The nervous couple is off to Mexico as quickly as possible because the pill Mason gave Duryea was a placebo. The next forty-five minutes is a completely different film. Oddly, it stars both leads from that earlier film. You will have plenty of time to fix that sandwich or wash your car. To be fair, it is not a poorly executed segment and Mason reluctantly uses his medical practice for the locals and livestock. Warming to Toren’s advances, both appear to be living happily ever after. A highlight during the Mexico bits is a priest, played by Basil Ruysdael. He is loved by the locals and becomes a trusted friend to the assumed married couple. His rich bass voice, rye sense of humor and wisdom are endearing. One wonders if Duryea and Conrad have already started work on their next picture because it does not appear as though we will see them again in this one. Thankfully, Mason and Toren want to be free of their past and both think it best to return the money and end this film "noir-like." Many tears are shed by the locals. Understandably, they preferred being part of this film over the bookended parts.

Mason arrives on "a dark and stormy night" to find that Conrad has double-crossed Duryea, mortally wounding him.
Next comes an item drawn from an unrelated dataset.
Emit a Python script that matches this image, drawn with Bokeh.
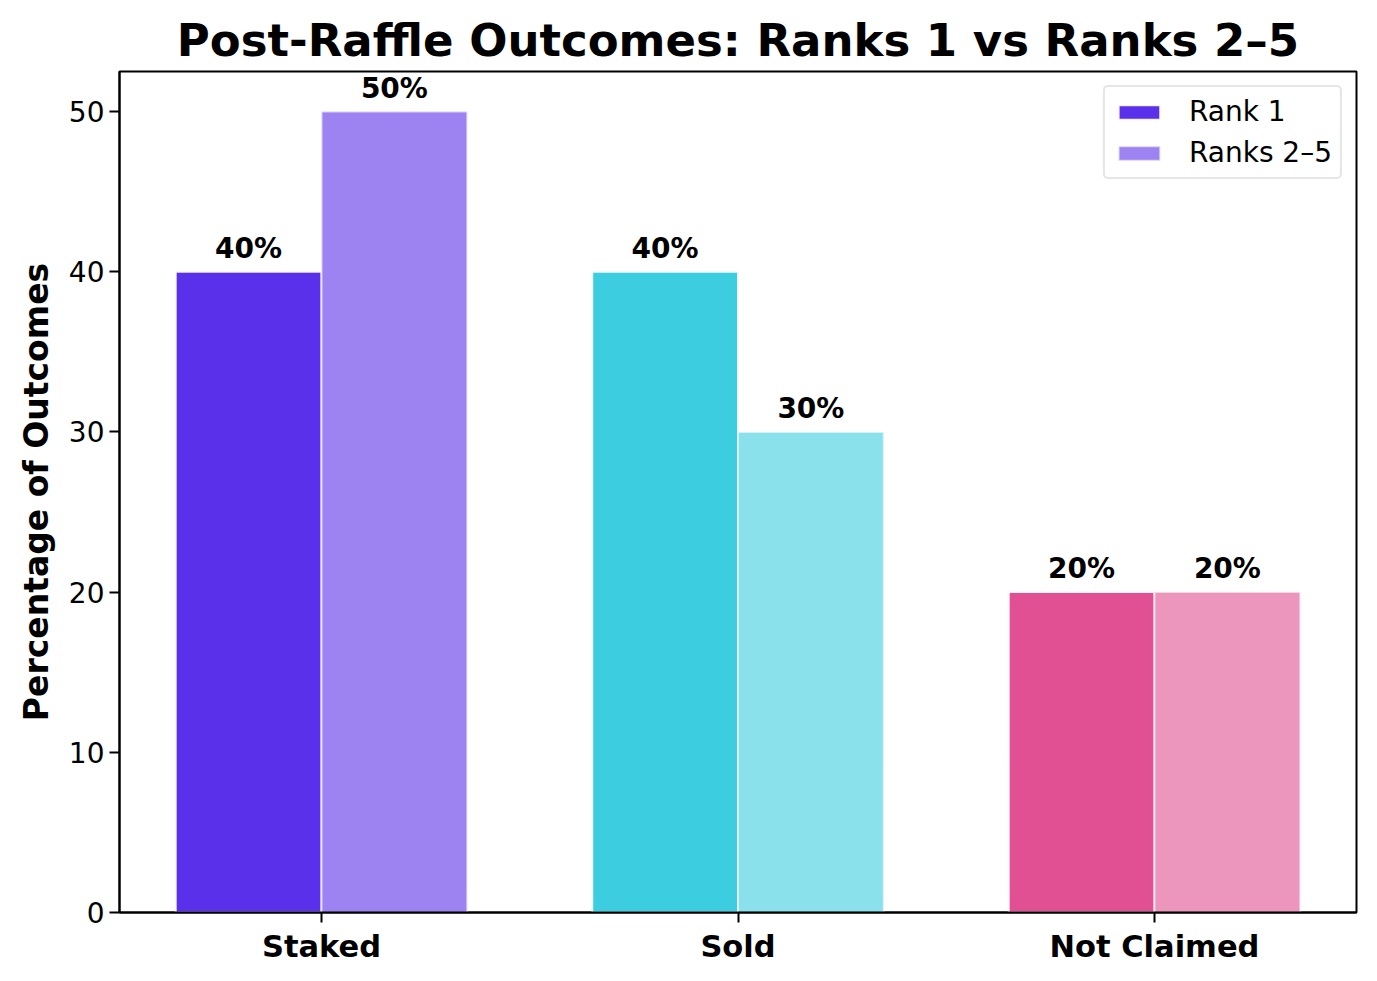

Conrad demands Mason take the stack of bills out of the leather bag. Stack after stack, Mason complies. But a surprise awaits Conrad with a bullet through the bottom of the bag. Toren rushes to meet Mason in the pouring rain and they embrace. With great relief, he confesses, “I really thought my number was up today.” Never say that at the end of a film noir. Let us just say he should have looked in both directions when crossing that one-way street.